→ Your objective: Every line from the first one to the line containing "depth_a_mm = [-3.0, -0.2, 0.3, 3.5, 4.0, 4.0, -7.5]" should be echoed exactly; leave out the rest.

→ Data excerpt:
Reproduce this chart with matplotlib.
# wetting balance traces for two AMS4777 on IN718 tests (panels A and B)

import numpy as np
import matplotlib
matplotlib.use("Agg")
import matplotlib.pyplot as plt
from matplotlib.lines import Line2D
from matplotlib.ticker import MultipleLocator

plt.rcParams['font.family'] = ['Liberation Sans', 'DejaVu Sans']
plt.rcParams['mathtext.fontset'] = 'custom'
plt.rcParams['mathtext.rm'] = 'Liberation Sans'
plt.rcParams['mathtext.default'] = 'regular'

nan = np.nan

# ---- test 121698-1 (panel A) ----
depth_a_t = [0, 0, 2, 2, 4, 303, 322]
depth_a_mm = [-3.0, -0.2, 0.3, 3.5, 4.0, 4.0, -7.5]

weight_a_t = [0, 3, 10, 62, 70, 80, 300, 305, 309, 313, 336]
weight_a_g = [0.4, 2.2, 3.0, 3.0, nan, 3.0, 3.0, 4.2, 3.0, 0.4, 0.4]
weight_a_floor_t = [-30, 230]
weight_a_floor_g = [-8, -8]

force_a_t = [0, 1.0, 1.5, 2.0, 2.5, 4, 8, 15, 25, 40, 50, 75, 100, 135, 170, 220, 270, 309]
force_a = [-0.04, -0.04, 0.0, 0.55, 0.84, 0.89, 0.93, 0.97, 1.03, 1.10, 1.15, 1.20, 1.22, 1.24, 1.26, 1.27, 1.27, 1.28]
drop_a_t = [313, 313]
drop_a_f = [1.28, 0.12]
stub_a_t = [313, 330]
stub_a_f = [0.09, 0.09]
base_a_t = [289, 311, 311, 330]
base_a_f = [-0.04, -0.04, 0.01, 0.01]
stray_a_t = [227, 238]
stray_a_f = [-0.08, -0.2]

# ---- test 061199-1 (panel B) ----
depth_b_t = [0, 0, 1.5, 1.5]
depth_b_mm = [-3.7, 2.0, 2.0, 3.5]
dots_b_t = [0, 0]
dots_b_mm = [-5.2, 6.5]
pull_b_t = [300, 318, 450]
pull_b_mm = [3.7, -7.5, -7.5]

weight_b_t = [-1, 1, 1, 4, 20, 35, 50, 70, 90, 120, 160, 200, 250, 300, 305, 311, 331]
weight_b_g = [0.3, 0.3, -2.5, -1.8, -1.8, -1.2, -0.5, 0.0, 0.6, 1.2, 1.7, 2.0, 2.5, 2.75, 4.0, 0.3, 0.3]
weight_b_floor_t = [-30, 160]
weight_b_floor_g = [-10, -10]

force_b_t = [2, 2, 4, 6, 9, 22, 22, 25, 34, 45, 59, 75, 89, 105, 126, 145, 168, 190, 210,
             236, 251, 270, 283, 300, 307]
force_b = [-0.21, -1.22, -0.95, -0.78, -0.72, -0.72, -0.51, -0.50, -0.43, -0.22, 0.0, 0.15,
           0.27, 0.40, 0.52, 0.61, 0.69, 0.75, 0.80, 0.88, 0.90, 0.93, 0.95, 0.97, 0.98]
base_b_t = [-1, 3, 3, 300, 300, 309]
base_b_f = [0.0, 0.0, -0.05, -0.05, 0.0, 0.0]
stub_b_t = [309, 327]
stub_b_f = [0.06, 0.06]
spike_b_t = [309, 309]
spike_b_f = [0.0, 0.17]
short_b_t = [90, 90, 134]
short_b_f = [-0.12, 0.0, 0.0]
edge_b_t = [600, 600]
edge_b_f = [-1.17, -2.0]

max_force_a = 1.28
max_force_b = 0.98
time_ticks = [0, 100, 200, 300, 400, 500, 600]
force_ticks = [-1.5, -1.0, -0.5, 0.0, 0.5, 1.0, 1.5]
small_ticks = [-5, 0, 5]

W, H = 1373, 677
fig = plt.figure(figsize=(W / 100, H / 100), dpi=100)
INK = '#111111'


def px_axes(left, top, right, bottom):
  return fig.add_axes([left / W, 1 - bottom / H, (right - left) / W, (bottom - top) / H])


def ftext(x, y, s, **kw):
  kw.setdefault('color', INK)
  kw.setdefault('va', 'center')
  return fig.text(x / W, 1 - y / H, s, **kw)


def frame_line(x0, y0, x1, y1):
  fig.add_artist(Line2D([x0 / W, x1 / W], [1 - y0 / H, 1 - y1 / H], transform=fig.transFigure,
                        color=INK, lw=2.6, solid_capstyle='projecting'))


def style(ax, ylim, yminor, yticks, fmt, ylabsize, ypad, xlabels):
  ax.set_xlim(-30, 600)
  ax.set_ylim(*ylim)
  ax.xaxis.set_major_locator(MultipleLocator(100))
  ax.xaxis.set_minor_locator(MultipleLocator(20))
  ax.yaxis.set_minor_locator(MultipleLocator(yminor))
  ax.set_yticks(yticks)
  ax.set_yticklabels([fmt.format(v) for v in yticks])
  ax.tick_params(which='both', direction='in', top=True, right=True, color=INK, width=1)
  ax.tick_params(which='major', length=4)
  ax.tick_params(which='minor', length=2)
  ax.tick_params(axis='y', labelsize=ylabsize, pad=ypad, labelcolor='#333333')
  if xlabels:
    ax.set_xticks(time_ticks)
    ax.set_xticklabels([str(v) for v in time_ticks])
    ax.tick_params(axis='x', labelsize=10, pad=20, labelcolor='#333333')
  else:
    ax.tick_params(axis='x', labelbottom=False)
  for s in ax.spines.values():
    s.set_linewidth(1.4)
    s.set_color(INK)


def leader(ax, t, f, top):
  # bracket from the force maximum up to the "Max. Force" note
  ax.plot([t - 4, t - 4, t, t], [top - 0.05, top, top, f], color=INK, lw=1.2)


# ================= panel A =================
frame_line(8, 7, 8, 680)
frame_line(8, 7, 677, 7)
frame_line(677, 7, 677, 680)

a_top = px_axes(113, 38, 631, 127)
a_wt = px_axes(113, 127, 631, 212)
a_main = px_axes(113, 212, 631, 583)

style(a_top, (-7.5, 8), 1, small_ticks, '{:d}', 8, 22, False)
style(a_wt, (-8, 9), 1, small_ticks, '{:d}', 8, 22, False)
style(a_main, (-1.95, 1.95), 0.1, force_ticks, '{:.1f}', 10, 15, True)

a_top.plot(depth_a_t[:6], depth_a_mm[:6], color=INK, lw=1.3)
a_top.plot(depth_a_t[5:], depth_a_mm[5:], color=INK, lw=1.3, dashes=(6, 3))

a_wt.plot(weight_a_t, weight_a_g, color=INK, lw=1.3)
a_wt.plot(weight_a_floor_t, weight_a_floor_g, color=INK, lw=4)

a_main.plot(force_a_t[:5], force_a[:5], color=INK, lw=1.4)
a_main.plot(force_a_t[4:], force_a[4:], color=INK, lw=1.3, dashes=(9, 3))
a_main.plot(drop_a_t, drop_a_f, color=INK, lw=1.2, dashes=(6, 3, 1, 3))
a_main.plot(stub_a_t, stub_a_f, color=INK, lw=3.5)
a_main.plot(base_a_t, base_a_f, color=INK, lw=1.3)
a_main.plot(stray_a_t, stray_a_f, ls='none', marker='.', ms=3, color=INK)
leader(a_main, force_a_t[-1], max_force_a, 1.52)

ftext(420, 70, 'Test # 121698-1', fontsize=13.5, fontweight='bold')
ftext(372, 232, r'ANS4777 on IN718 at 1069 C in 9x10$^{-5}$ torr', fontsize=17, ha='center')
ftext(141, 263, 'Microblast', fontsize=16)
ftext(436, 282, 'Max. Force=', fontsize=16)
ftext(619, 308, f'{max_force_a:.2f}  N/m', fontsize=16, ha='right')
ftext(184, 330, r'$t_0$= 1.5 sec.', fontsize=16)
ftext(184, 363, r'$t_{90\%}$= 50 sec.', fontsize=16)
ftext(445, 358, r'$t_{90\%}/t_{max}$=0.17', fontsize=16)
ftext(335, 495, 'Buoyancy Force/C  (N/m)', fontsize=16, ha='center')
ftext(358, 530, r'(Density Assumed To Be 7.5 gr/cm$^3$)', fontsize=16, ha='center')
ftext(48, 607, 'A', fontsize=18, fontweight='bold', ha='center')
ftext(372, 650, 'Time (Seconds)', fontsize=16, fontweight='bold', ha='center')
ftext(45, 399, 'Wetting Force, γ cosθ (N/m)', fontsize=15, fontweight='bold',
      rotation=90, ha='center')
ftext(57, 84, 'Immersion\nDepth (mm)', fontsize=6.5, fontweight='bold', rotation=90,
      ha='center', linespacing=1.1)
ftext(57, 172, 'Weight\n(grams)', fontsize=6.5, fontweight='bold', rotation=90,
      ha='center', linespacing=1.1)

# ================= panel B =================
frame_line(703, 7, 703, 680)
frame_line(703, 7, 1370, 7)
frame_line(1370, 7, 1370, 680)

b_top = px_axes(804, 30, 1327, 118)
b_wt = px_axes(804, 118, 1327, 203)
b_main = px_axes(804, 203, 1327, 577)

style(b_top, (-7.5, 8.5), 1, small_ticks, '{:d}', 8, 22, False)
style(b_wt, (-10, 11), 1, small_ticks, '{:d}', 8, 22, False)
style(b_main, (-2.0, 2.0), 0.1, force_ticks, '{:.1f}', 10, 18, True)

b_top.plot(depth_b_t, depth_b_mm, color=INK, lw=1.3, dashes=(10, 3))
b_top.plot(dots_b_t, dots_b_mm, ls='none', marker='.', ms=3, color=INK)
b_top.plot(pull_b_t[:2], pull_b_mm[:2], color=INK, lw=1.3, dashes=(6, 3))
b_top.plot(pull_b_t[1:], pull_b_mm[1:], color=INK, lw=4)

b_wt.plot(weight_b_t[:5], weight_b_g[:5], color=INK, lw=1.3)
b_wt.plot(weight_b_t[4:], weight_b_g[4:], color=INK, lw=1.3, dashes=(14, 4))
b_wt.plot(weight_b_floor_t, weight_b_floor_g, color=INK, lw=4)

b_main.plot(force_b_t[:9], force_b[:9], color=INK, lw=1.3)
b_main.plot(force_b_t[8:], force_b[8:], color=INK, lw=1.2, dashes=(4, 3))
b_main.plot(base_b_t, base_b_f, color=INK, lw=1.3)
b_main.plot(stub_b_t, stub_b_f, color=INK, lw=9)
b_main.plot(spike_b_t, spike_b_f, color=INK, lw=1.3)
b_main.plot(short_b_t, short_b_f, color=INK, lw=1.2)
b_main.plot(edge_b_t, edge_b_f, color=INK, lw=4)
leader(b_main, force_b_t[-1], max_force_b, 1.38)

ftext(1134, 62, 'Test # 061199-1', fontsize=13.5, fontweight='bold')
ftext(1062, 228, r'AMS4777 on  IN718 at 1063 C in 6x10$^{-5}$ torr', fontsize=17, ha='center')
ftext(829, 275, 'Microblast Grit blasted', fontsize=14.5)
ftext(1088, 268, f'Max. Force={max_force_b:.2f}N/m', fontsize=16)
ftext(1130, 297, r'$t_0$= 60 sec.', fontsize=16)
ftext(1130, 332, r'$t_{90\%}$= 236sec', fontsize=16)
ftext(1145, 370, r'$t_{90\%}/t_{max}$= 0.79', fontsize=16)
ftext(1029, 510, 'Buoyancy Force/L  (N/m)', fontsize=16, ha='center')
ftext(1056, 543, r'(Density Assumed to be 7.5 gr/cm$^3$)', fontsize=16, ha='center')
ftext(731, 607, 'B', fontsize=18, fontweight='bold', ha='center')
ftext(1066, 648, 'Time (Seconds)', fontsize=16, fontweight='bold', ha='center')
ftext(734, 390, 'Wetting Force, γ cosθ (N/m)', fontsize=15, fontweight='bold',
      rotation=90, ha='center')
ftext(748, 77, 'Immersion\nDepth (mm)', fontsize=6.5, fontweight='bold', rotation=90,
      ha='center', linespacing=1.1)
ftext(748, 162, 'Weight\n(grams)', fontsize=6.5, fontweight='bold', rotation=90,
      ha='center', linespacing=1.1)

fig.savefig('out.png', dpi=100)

→ Task result:
Reproduce this chart with matplotlib.
# wetting balance traces for two AMS4777 on IN718 tests (panels A and B)

import numpy as np
import matplotlib
matplotlib.use("Agg")
import matplotlib.pyplot as plt
from matplotlib.lines import Line2D
from matplotlib.ticker import MultipleLocator

plt.rcParams['font.family'] = ['Liberation Sans', 'DejaVu Sans']
plt.rcParams['mathtext.fontset'] = 'custom'
plt.rcParams['mathtext.rm'] = 'Liberation Sans'
plt.rcParams['mathtext.default'] = 'regular'

nan = np.nan

# ---- test 121698-1 (panel A) ----
depth_a_t = [0, 0, 2, 2, 4, 303, 322]
depth_a_mm = [-3.0, -0.2, 0.3, 3.5, 4.0, 4.0, -7.5]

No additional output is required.